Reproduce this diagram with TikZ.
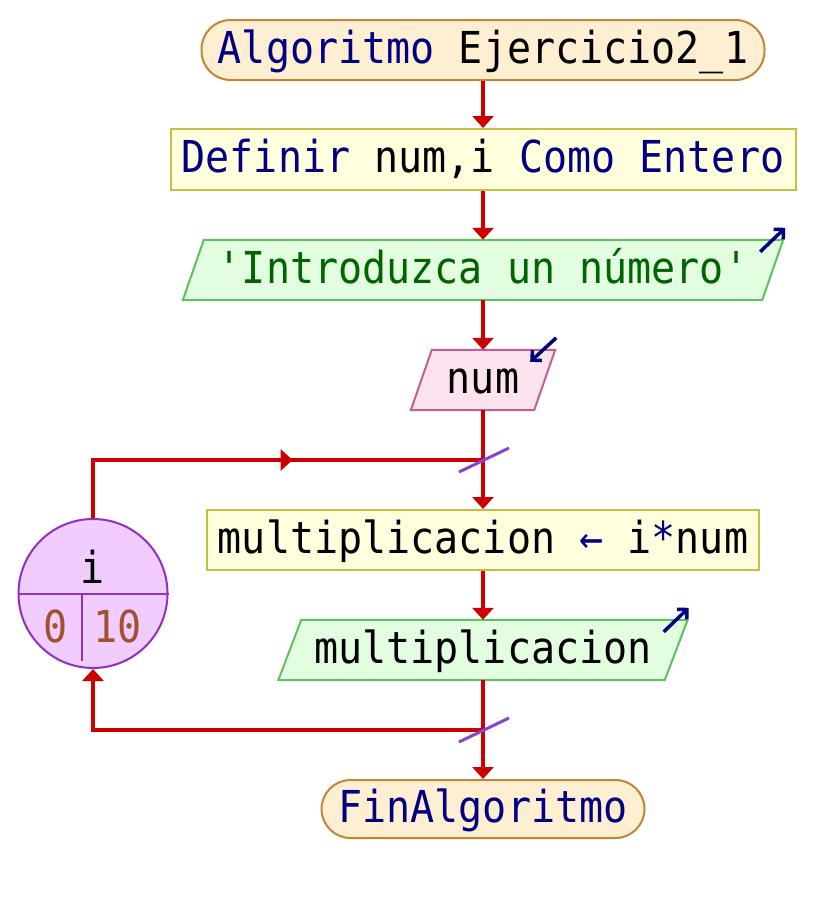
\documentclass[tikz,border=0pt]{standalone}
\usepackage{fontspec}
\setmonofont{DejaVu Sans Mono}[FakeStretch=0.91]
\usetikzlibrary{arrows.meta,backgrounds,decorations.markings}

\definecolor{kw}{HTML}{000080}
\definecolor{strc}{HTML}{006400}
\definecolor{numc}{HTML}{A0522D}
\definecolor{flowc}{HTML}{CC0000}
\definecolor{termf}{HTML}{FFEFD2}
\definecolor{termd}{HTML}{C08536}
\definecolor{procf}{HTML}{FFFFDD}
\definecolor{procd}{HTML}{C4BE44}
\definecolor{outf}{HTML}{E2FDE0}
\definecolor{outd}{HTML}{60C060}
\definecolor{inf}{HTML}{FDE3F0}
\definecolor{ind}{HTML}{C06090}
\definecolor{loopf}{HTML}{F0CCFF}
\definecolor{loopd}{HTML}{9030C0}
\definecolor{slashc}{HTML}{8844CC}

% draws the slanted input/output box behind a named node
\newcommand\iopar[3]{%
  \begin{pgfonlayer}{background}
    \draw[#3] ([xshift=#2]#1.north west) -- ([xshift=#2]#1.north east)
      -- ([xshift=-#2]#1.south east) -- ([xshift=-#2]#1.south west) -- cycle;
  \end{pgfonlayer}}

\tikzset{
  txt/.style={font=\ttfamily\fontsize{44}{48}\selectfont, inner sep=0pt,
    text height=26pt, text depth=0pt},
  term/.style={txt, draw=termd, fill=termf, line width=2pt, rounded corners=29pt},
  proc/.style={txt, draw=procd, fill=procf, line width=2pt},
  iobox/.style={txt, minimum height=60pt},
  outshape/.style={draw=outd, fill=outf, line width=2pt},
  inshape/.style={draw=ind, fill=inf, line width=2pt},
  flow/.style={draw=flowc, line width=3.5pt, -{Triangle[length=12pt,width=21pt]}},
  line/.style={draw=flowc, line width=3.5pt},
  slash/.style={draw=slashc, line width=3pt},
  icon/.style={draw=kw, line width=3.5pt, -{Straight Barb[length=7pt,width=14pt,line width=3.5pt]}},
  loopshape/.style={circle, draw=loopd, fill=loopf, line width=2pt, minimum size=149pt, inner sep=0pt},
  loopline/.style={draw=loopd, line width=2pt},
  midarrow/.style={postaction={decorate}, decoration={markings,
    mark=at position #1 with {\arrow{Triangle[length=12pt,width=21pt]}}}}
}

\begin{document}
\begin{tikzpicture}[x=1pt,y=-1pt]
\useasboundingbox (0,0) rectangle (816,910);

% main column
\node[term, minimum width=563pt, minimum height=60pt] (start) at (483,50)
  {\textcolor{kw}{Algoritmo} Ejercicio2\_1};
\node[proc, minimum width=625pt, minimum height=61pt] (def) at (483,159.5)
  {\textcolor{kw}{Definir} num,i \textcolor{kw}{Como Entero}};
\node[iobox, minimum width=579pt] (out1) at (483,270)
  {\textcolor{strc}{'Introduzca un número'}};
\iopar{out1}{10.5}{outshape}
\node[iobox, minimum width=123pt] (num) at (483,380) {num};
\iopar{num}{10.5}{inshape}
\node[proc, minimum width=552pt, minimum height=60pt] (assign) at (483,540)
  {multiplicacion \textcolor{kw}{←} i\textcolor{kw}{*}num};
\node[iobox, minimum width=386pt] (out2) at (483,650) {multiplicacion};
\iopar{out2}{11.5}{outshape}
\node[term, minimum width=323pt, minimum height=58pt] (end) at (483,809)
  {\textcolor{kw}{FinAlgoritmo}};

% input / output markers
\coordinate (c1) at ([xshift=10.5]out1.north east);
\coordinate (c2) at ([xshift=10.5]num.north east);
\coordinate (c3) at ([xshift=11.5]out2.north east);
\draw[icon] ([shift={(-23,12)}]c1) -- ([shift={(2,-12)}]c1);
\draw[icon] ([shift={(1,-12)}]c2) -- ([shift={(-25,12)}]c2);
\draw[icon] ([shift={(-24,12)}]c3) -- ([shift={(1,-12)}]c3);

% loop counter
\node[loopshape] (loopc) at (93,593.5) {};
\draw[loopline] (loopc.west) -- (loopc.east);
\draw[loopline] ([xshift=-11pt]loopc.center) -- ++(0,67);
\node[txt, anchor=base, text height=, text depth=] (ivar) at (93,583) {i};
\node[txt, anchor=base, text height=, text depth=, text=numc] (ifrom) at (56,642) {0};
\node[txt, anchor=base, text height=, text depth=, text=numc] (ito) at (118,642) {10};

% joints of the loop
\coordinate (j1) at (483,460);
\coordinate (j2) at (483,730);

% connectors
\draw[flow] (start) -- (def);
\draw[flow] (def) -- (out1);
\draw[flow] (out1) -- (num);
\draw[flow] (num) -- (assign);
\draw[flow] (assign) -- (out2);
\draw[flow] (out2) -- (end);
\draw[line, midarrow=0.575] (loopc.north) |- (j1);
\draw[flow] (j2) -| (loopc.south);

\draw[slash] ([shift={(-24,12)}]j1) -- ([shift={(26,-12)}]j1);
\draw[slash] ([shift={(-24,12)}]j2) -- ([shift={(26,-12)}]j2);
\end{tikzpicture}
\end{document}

■ **Exercise requirements**
Transcribe the listing in full. Omit the pictures and keep every line exact.

■ **Solution to this problem**
Reproduce this diagram with TikZ.
\documentclass[tikz,border=0pt]{standalone}
\usepackage{fontspec}
\setmonofont{DejaVu Sans Mono}[FakeStretch=0.91]
\usetikzlibrary{arrows.meta,backgrounds,decorations.markings}

\definecolor{kw}{HTML}{000080}
\definecolor{strc}{HTML}{006400}
\definecolor{numc}{HTML}{A0522D}
\definecolor{flowc}{HTML}{CC0000}
\definecolor{termf}{HTML}{FFEFD2}
\definecolor{termd}{HTML}{C08536}
\definecolor{procf}{HTML}{FFFFDD}
\definecolor{procd}{HTML}{C4BE44}
\definecolor{outf}{HTML}{E2FDE0}
\definecolor{outd}{HTML}{60C060}
\definecolor{inf}{HTML}{FDE3F0}
\definecolor{ind}{HTML}{C06090}
\definecolor{loopf}{HTML}{F0CCFF}
\definecolor{loopd}{HTML}{9030C0}
\definecolor{slashc}{HTML}{8844CC}

% draws the slanted input/output box behind a named node
\newcommand\iopar[3]{%
  \begin{pgfonlayer}{background}
    \draw[#3] ([xshift=#2]#1.north west) -- ([xshift=#2]#1.north east)
      -- ([xshift=-#2]#1.south east) -- ([xshift=-#2]#1.south west) -- cycle;
  \end{pgfonlayer}}

\tikzset{
  txt/.style={font=\ttfamily\fontsize{44}{48}\selectfont, inner sep=0pt,
    text height=26pt, text depth=0pt},
  term/.style={txt, draw=termd, fill=termf, line width=2pt, rounded corners=29pt},
  proc/.style={txt, draw=procd, fill=procf, line width=2pt},
  iobox/.style={txt, minimum height=60pt},
  outshape/.style={draw=outd, fill=outf, line width=2pt},
  inshape/.style={draw=ind, fill=inf, line width=2pt},
  flow/.style={draw=flowc, line width=3.5pt, -{Triangle[length=12pt,width=21pt]}},
  line/.style={draw=flowc, line width=3.5pt},
  slash/.style={draw=slashc, line width=3pt},
  icon/.style={draw=kw, line width=3.5pt, -{Straight Barb[length=7pt,width=14pt,line width=3.5pt]}},
  loopshape/.style={circle, draw=loopd, fill=loopf, line width=2pt, minimum size=149pt, inner sep=0pt},
  loopline/.style={draw=loopd, line width=2pt},
  midarrow/.style={postaction={decorate}, decoration={markings,
    mark=at position #1 with {\arrow{Triangle[length=12pt,width=21pt]}}}}
}

\begin{document}
\begin{tikzpicture}[x=1pt,y=-1pt]
\useasboundingbox (0,0) rectangle (816,910);

% main column
\node[term, minimum width=563pt, minimum height=60pt] (start) at (483,50)
  {\textcolor{kw}{Algoritmo} Ejercicio2\_1};
\node[proc, minimum width=625pt, minimum height=61pt] (def) at (483,159.5)
  {\textcolor{kw}{Definir} num,i \textcolor{kw}{Como Entero}};
\node[iobox, minimum width=579pt] (out1) at (483,270)
  {\textcolor{strc}{'Introduzca un número'}};
\iopar{out1}{10.5}{outshape}
\node[iobox, minimum width=123pt] (num) at (483,380) {num};
\iopar{num}{10.5}{inshape}
\node[proc, minimum width=552pt, minimum height=60pt] (assign) at (483,540)
  {multiplicacion \textcolor{kw}{←} i\textcolor{kw}{*}num};
\node[iobox, minimum width=386pt] (out2) at (483,650) {multiplicacion};
\iopar{out2}{11.5}{outshape}
\node[term, minimum width=323pt, minimum height=58pt] (end) at (483,809)
  {\textcolor{kw}{FinAlgoritmo}};

% input / output markers
\coordinate (c1) at ([xshift=10.5]out1.north east);
\coordinate (c2) at ([xshift=10.5]num.north east);
\coordinate (c3) at ([xshift=11.5]out2.north east);
\draw[icon] ([shift={(-23,12)}]c1) -- ([shift={(2,-12)}]c1);
\draw[icon] ([shift={(1,-12)}]c2) -- ([shift={(-25,12)}]c2);
\draw[icon] ([shift={(-24,12)}]c3) -- ([shift={(1,-12)}]c3);

% loop counter
\node[loopshape] (loopc) at (93,593.5) {};
\draw[loopline] (loopc.west) -- (loopc.east);
\draw[loopline] ([xshift=-11pt]loopc.center) -- ++(0,67);
\node[txt, anchor=base, text height=, text depth=] (ivar) at (93,583) {i};
\node[txt, anchor=base, text height=, text depth=, text=numc] (ifrom) at (56,642) {0};
\node[txt, anchor=base, text height=, text depth=, text=numc] (ito) at (118,642) {10};

% joints of the loop
\coordinate (j1) at (483,460);
\coordinate (j2) at (483,730);

% connectors
\draw[flow] (start) -- (def);
\draw[flow] (def) -- (out1);
\draw[flow] (out1) -- (num);
\draw[flow] (num) -- (assign);
\draw[flow] (assign) -- (out2);
\draw[flow] (out2) -- (end);
\draw[line, midarrow=0.575] (loopc.north) |- (j1);
\draw[flow] (j2) -| (loopc.south);

\draw[slash] ([shift={(-24,12)}]j1) -- ([shift={(26,-12)}]j1);
\draw[slash] ([shift={(-24,12)}]j2) -- ([shift={(26,-12)}]j2);
\end{tikzpicture}
\end{document}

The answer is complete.